26th Tesol Macedonia Thrace Annual International Conference - An interview with Randi Harlev


Our second plenary speaker is Randi Harlev. Ms Harlev teaches EAP/ESP at Ruppin Academic College (Israel) and Professional Communication at Guangdong Technion-Israel Institute of Technology (China). She has taught EFL, trained EFL teachers, and developed blended learning courses for commercial publishers and universities worldwide. She also holds a PhD in Organizational Behavior/Sociolinguistics and an MA TESOL. Her research is in assumptions in language teaching and in teamwork.
 
Ms Harlev's plenary session " Project-based Language Learning: a Journey into the Unknown" will discuss the challenges and benefits of PBLL. The speaker will also explore its principles, understand its potential, and consider the three dichotomies inherent in PBLL: language vs. content; individual vs. group; process vs. product. Ms Harlev's session will be followed by a workshop where participants will create a project plan tailored specifically for their class. Participants are encouraged to come prepared with a topic that they teach in their class. They will determine their essential question, decide on the stages of their project, deliberate regarding grouping and consider various ways of assessing both product and process. Ms Harlev invites us all to begin our PBL journey together!
 




1. What do you hope participants will gain from your plenary talks and follow-up sessions?


Imagine yourself on a journey into the unknown; you have a burning question you need to answer, and you must forge your own new path to that answer. Along the way, you collect and are given the tools you need to create your answer. This is what our students experience through Project-based Language Learning. Together, we will explore how relinquishing control over our students’ learning enables us to discover their true potential, and how our role as teachers ebbs and flows as we support our students along their journeys. We will examine three dichotomies that we encounter in PBLL: language vs. content; individual vs. group; and process vs. product.



2. The title of our Conference is "ELT-Reimagined". What are the changes that you feel will shape the future of ELT?

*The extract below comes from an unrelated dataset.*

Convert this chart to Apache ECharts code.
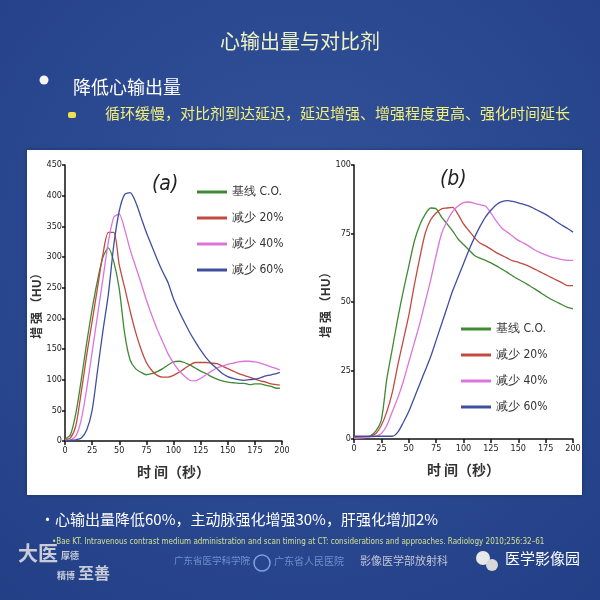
<!DOCTYPE html>
<html>
<head>
<meta charset="utf-8">
<script src="https://cdn.jsdelivr.net/npm/echarts@6/dist/echarts.min.js"></script>
<style>
  html, body { margin: 0; padding: 0; }
  #chart { width: 600px; height: 600px; }
</style>
</head>
<body>
<div id="chart"></div>
<script>
  // 时间 (秒)
  const timeA = [0, 5, 10, 15, 20, 25, 30, 35, 40, 45, 50, 55, 60, 65, 70, 75, 80, 85, 90, 95, 100,
    105, 110, 115, 120, 125, 130, 135, 140, 145, 150, 155, 160, 165, 170, 175, 180, 185, 190, 195, 198];
  const timeB = [0, 5, 10, 15, 20, 25, 30, 35, 40, 45, 50, 55, 60, 65, 70, 75, 80, 85, 90, 95, 100,
    105, 110, 115, 120, 125, 130, 135, 140, 145, 150, 155, 160, 165, 170, 175, 180, 185, 190, 195, 200];

  const seriesNames = ['基线 C.O.', '减少 20%', '减少 40%', '减少 60%'];
  const colors = ['#3f8a32', '#c24a40', '#dc74dc', '#3f4f9e'];

  // 图 (a) 主动脉增强 HU
  const aBase = [3, 10, 45, 100, 160, 215, 262, 300, 315, 292, 248, 175, 132, 118, 112, 108, 110, 113, 118, 124, 129,
    130, 128, 124, 119, 114, 110, 105, 101, 98, 96, 95, 94, 94, 92, 93, 93, 91, 89, 86, 86];
  const a20 = [2, 5, 25, 80, 140, 195, 250, 305, 340, 340, 287, 250, 212, 178, 150, 128, 115, 107, 104, 104, 107,
    112, 118, 124, 128, 128, 128, 127, 126, 122, 118, 114, 110, 107, 104, 101, 98, 96, 93, 92, 91];
  const a40 = [1, 2, 8, 35, 85, 145, 205, 265, 325, 365, 370, 345, 312, 285, 258, 230, 205, 182, 162, 142, 127,
    115, 106, 99, 98, 102, 108, 114, 119, 122, 125, 127, 129, 130, 130, 129, 127, 124, 121, 118, 116];
  const a60 = [0, 1, 2, 5, 18, 50, 115, 180, 240, 320, 375, 402, 405, 390, 365, 340, 318, 296, 276, 258, 232,
    212, 194, 177, 162, 148, 136, 126, 118, 110, 105, 102, 100, 99, 100, 101, 103, 106, 108, 110, 112];

  // 图 (b) 肝脏增强 HU
  const bBase = [0.5, 0.6, 0.8, 1.2, 3, 7, 22, 33, 44, 54, 63, 72, 78, 82, 84.3, 84, 81, 78.5, 76, 73, 71,
    69, 67, 66, 65.2, 64.3, 63.2, 62, 60.8, 59.5, 58.3, 57.2, 56, 54.8, 53.5, 52.2, 51, 50, 49, 48, 47.5];
  const b20 = [0.3, 0.5, 0.8, 1, 2, 5, 10, 17, 27, 36, 45, 56, 66, 75, 80, 82.5, 84, 84.3, 84.5, 82, 78.5,
    76, 73.5, 71.5, 70.5, 69.3, 68, 67, 66, 65, 64.5, 63.8, 63, 62, 61, 60, 59, 58, 57, 56, 56];
  const b40 = [0.2, 0.3, 0.5, 0.8, 1, 2, 5, 10, 15, 21, 28, 35, 42, 50, 58, 67, 75, 79.5, 83, 85, 86.3,
    86.5, 86, 85.5, 85, 82.5, 79.5, 77, 75.5, 74, 72.5, 71.5, 70.3, 69, 68, 67.2, 66.5, 66, 65.5, 65.2, 65.2];
  const b60 = [1, 1, 1, 1, 1, 1, 1, 1, 2.5, 6, 10, 15, 20, 25, 30, 36, 42, 48, 54, 59, 64,
    69, 73.5, 77.5, 81, 83.5, 85.5, 86.6, 87, 86.7, 86.2, 85.6, 85, 84, 83, 82, 80.7, 79.3, 78, 76.8, 75.5];

  const yTicksA = { min: 0, max: 450, interval: 50 };
  const yTicksB = { min: 0, max: 100, interval: 25 };

  function pairs(xs, ys) {
    return xs.map(function (x, i) { return [x, ys[i]]; });
  }

  const narrow = "'Liberation Sans Narrow', 'DejaVu Sans Condensed', 'Liberation Sans', sans-serif";
  const cjk = "'Noto Sans CJK SC', sans-serif";

  function xAxisOf(grid) {
    return {
      gridIndex: grid, type: 'value', min: 0, max: 200, interval: 25,
      name: '时 间（秒）', nameLocation: 'middle', nameGap: 24,
      nameTextStyle: { fontFamily: cjk, fontSize: 14, color: '#333', fontWeight: 'bold' },
      axisLine: { show: true, lineStyle: { color: '#111', width: 1.5 } },
      axisTick: { show: true, length: 4, lineStyle: { color: '#111', width: 1.5 } },
      axisLabel: { fontFamily: narrow, fontSize: 9, color: '#222', margin: 5 },
      splitLine: { show: false }
    };
  }
  function yAxisOf(grid, ticks, gap) {
    return {
      gridIndex: grid, type: 'value', min: ticks.min, max: ticks.max, interval: ticks.interval,
      name: '增 强 （HU）', nameLocation: 'middle', nameRotate: 90, nameGap: gap,
      nameTextStyle: { fontFamily: cjk, fontSize: 12, color: '#333', fontWeight: 'bold' },
      axisLine: { show: true, lineStyle: { color: '#111', width: 1.5 } },
      axisTick: { show: true, length: 3, lineStyle: { color: '#111', width: 1.5 } },
      axisLabel: { fontFamily: narrow, fontSize: 9, color: '#222', margin: 3 },
      splitLine: { show: false }
    };
  }
  function line(name, idx, grid, data) {
    return {
      name: name, type: 'line', xAxisIndex: grid, yAxisIndex: grid,
      data: data, symbol: 'none', smooth: 0.25,
      lineStyle: { color: colors[idx], width: 1.3 },
      itemStyle: { color: colors[idx] }
    };
  }

  const chart = echarts.init(document.getElementById('chart'));
  const legendBase = {
    orient: 'vertical', icon: 'rect', itemWidth: 30, itemHeight: 3, itemGap: 14, padding: 0,
    data: seriesNames, selectedMode: false,
    textStyle: { fontFamily: narrow, fontSize: 12, color: '#333' }
  };

  const option = {
    animation: false,
    backgroundColor: {
      type: 'radial', x: 0.5, y: 0.4, r: 0.8,
      colorStops: [{ offset: 0, color: '#34539a' }, { offset: 1, color: '#223f86' }]
    },
    graphic: [
      { type: 'rect', z: -10, shape: { x: 27, y: 150, width: 555, height: 345 },
        style: { fill: '#ffffff', shadowBlur: 4, shadowColor: 'rgba(0,0,0,0.3)' } },
      { type: 'text', left: 'center', top: 31,
        style: { text: '心输出量与对比剂', font: '20px ' + cjk, fill: '#eef3c4' } },
      { type: 'circle', shape: { cx: 44, cy: 80, r: 4.5 }, style: { fill: '#f4f4f4' } },
      { type: 'text', x: 73, y: 78,
        style: { text: '降低心输出量', font: '18px ' + cjk, fill: '#ffffff' } },
      { type: 'rect', shape: { x: 68, y: 112, width: 8, height: 6, r: 2 }, style: { fill: '#f0e050' } },
      { type: 'text', x: 105, y: 106,
        style: { text: '循环缓慢，对比剂到达延迟，延迟增强、增强程度更高、强化时间延长', font: '15px ' + cjk, fill: '#f2f07a' } },
      { type: 'text', x: 152, y: 174,
        style: { text: '(a)', font: 'italic 21px ' + narrow, fill: '#222' } },
      { type: 'text', x: 440, y: 169,
        style: { text: '(b)', font: 'italic 21px ' + narrow, fill: '#222' } },
      { type: 'text', x: 40, y: 512,
        style: { text: '•心输出量降低60%，主动脉强化增强30%，肝强化增加2%', font: '15px ' + cjk, fill: '#ffffff' } },
      { type: 'text', x: 52, y: 538,
        style: { text: '•Bae KT. Intravenous contrast medium administration and scan timing at CT: considerations and approaches. Radiology 2010;256:32–61',
          font: '8px ' + narrow, fill: '#cfe08e' } },
      { type: 'text', x: 18, y: 543, style: { text: '大医', font: 'bold 20px ' + cjk, fill: '#c8ccd8' } },
      { type: 'text', x: 61, y: 551, style: { text: '厚德', font: 'bold 9px ' + cjk, fill: '#c8ccd8' } },
      { type: 'text', x: 57, y: 571, style: { text: '精博', font: 'bold 9px ' + cjk, fill: '#c8ccd8' } },
      { type: 'text', x: 78, y: 565, style: { text: '至善', font: 'bold 16px ' + cjk, fill: '#c8ccd8' } },
      { type: 'text', x: 174, y: 556, style: { text: '广东省医学科学院', font: '9.5px ' + cjk, fill: '#6f8fd0' } },
      { type: 'circle', shape: { cx: 262, cy: 563, r: 8 }, style: { fill: 'none', stroke: '#7fa0e0', lineWidth: 1.5 } },
      { type: 'text', x: 274, y: 556, style: { text: '广东省人民医院', font: '10px ' + cjk, fill: '#6f8fd0' } },
      { type: 'text', x: 360, y: 555, style: { text: '影像医学部放射科', font: '11px ' + cjk, fill: '#c0c4d4' } },
      { type: 'circle', shape: { cx: 483, cy: 558, r: 7 }, style: { fill: '#e8e8e8' } },
      { type: 'circle', shape: { cx: 492, cy: 565, r: 6 }, style: { fill: '#d8d8d8' } },
      { type: 'text', x: 505, y: 551, style: { text: '医学影像园', font: '15px ' + cjk, fill: '#ffffff' } }
    ],
    legend: [
      Object.assign({ left: 197, top: 186 }, legendBase),
      Object.assign({ left: 461, top: 323 }, legendBase)
    ],
    grid: [
      { left: 65, right: 318, top: 165, bottom: 159 },
      { left: 354, right: 27, top: 165, bottom: 161 }
    ],
    xAxis: [xAxisOf(0), xAxisOf(1)],
    yAxis: [yAxisOf(0, yTicksA, 20), yAxisOf(1, yTicksB, 16)],
    series: [
      line(seriesNames[0], 0, 0, pairs(timeA, aBase)),
      line(seriesNames[1], 1, 0, pairs(timeA, a20)),
      line(seriesNames[2], 2, 0, pairs(timeA, a40)),
      line(seriesNames[3], 3, 0, pairs(timeA, a60)),
      line(seriesNames[0], 0, 1, pairs(timeB, bBase)),
      line(seriesNames[1], 1, 1, pairs(timeB, b20)),
      line(seriesNames[2], 2, 1, pairs(timeB, b40)),
      line(seriesNames[3], 3, 1, pairs(timeB, b60))
    ]
  };
  chart.setOption(option);
</script>
</body>
</html>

I love the theme of the Conference—ELT-Reimagined. I have been in the field of ELT my entire career, and over the years, I have felt that disruptive innovation has caused changes in my own perspective and focus, changes that have energized and reawakened me as a teacher. Perhaps we are in one of those periods now. As we deconstruct the classroom, opening it up to the real world, our students become not only active participants in their own learning, but also in our teaching.

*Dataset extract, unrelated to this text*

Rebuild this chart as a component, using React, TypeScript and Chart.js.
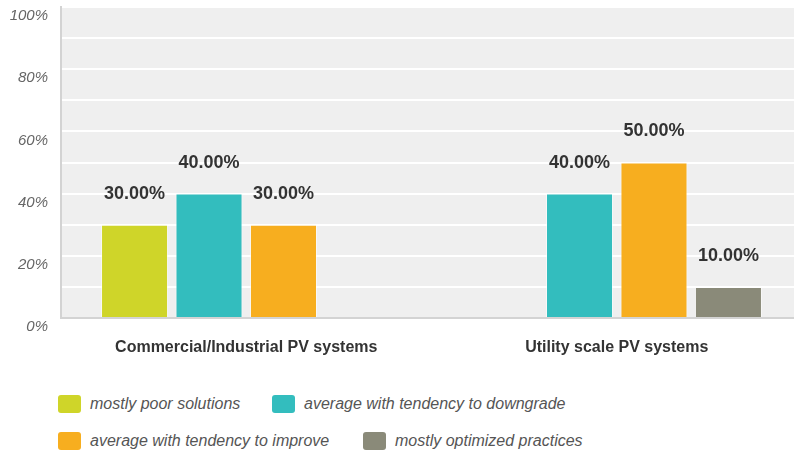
import React, { useEffect, useRef } from "react";
import { Chart, registerables } from "chart.js";

Chart.register(...registerables);

const categories = ["Commercial/Industrial PV systems", "Utility scale PV systems"];
const seriesNames = [
  "mostly poor solutions",
  "average with tendency to downgrade",
  "average with tendency to improve",
  "mostly optimized practices",
];
const poorValues = [30, null];
const downgradeValues = [40, 40];
const improveValues = [30, 50];
const optimizedValues = [null, 10];
const seriesColors = ["#cfd529", "#33bdbe", "#f7ae1f", "#8a8a79"];
const yTicks = [0, 20, 40, 60, 80, 100];

const FONT = '"Liberation Sans", Arial, sans-serif';

const bgPlugin = {
  id: "plotBg",
  beforeDraw(chart: any) {
    const { ctx, chartArea } = chart;
    ctx.save();
    ctx.fillStyle = "#efefef";
    ctx.fillRect(chartArea.left, chartArea.top, chartArea.right - chartArea.left, chartArea.bottom - chartArea.top);
    ctx.restore();
  },
};

const labelPlugin = {
  id: "valueLabels",
  afterDatasetsDraw(chart: any) {
    const { ctx } = chart;
    ctx.save();
    ctx.font = `bold 18px ${FONT}`;
    ctx.fillStyle = "#333333";
    ctx.textAlign = "center";
    ctx.textBaseline = "middle";
    chart.data.datasets.forEach((ds: any, di: number) => {
      const meta = chart.getDatasetMeta(di);
      meta.data.forEach((bar: any, i: number) => {
        const v = ds.data[i];
        if (v === null || v === undefined) return;
        ctx.fillText(v.toFixed(2) + "%", bar.x, bar.y - 31);
      });
    });
    ctx.restore();
  },
};

const legendPos = [
  { left: 58, top: 395 },
  { left: 272, top: 395 },
  { left: 58, top: 432 },
  { left: 363, top: 432 },
];

export default function App() {
  const ref = useRef<HTMLCanvasElement>(null);
  useEffect(() => {
    const values = [poorValues, downgradeValues, improveValues, optimizedValues];
    const chart = new Chart(ref.current!, {
      type: "bar",
      data: {
        labels: categories,
        datasets: seriesNames.map((name, i) => ({
          label: name,
          data: values[i],
          backgroundColor: seriesColors[i],
          borderColor: "rgba(255,255,255,0.55)",
          borderWidth: 1,
          categoryPercentage: 0.804,
          barPercentage: 0.9,
        })),
      },
      options: {
        animation: false,
        responsive: false,
        layout: { padding: { top: 7, left: 10, right: 0, bottom: 0 } },
        plugins: { legend: { display: false }, tooltip: { enabled: false } },
        scales: {
          x: {
            grid: { display: false, drawTicks: false },
            border: { display: true, color: "#d3d3d3", width: 2 },
            ticks: {
              padding: 20,
              color: "#333333",
              font: { family: FONT, size: 16, weight: "bold" },
            },
            afterFit(scale: any) {
              scale.height = 52;
              scale.paddingLeft = 0;
              scale.paddingRight = 0;
            },
          },
          y: {
            min: 0,
            max: 100,
            ticks: {
              stepSize: 10,
              padding: 13,
              labelOffset: 9,
              color: "#666666",
              font: { family: FONT, size: 15, style: "italic" },
              callback: (v: any) => (yTicks.includes(Number(v)) ? v + "%" : ""),
            },
            grid: {
              color: (c: any) => (c.tick && c.tick.value === 0 ? "rgba(0,0,0,0)" : "#ffffff"),
              lineWidth: 2,
              drawTicks: false,
            },
            border: { display: true, color: "#d3d3d3", width: 2 },
            afterFit(scale: any) {
              scale.width = 51;
              scale.paddingTop = 0;
              scale.paddingBottom = 0;
            },
          },
        },
      },
      plugins: [bgPlugin, labelPlugin],
    } as any);
    return () => chart.destroy();
  }, []);

  return (
    <div style={{ position: "absolute", left: 0, top: 0, width: 794, height: 453, overflow: "hidden", background: "#fff" }}>
      <canvas ref={ref} width={802} height={370} style={{ position: "absolute", left: 0, top: 0, width: 802, height: 370 }} />
      {seriesNames.map((name, i) => (
        <div
          key={name}
          style={{
            position: "absolute",
            left: legendPos[i].left,
            top: legendPos[i].top,
            height: 18,
            display: "flex",
            alignItems: "center",
            whiteSpace: "nowrap",
          }}
        >
          <span
            style={{
              display: "inline-block",
              width: 23,
              height: 18,
              borderRadius: 3,
              background: seriesColors[i],
              marginRight: 9,
            }}
          />
          <span style={{ fontFamily: FONT, fontStyle: "italic", fontSize: 16, color: "#555555" }}>{name}</span>
        </div>
      ))}
    </div>
  );
}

Our access to technology and technologies has increased exponentially over the last decade; it’s time for pedagogy to catch up. As we incorporate technologies which are becoming ubiquitous for our students, such as artificial intelligence and virtual reality into our teaching, we must meet the challenge of making them pedagogically sound.

We are moving towards a greater focus on language use rather than on language skills; as such, both culture and identity may have greater influence in the way we teach language. There will be a greater emphasis on methodologies such as task-based learning and project-based learning, as these focus on the authentic language needs that our students will have as they go out into the world.

No matter what happens, though, a brave new world of language teaching and learning awaits us; let’s welcome it!